Friday, June 06, 2008

Housing prices falling faster than during Great Depression

This is the time when the house-of-cards that is corporate crony capitalism will have to withstand the worst hit it has taken in its inequitable, wealth-to-the-wealthy history. The housing crisis is just the catalyst for the rest of the dominoes to fall.

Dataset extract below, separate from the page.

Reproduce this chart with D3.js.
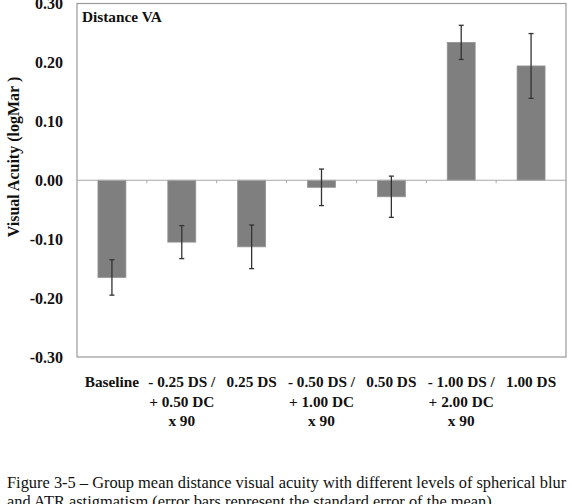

It is a good thing to remember, though, that banks get bailed out while people get thrown out. The government, while not understanding how, will try to do everything to artificially prop up this dead dinosaur, beginning with the ridiculous "stimulus" rebates (used mine to pay down debt - not an approved usage). We need to be ready with our alternatives at the right time in the right place. Participatory Economics Now.--Pete

AMERICA'S HOUSE PRICES ARE FALLING EVEN FASTER THAN DURING THE GREAT DEPRESSION

ECONOMIST As house prices in America continue their rapid descent, market-watchers are having to cast back ever further for gloomy comparisons. The latest S&P/Case-Shiller national house-price index, published this week, showed a slump of 14.1% in the year to the first quarter, the worst since the index began 20 years ago. Now Robert Shiller, an economist at Yale University and co-inventor of the index, has compiled a version that stretches back over a century. This shows that the latest fall in nominal prices is already much bigger than the 10.5% drop in 1932, the worst point of the Depression. And things are even worse than they look. In the deflationary 1930s house prices declined less in real terms. Today inflation is running at a brisk pace, so property prices have fallen by a staggering 18% in real terms over the past year.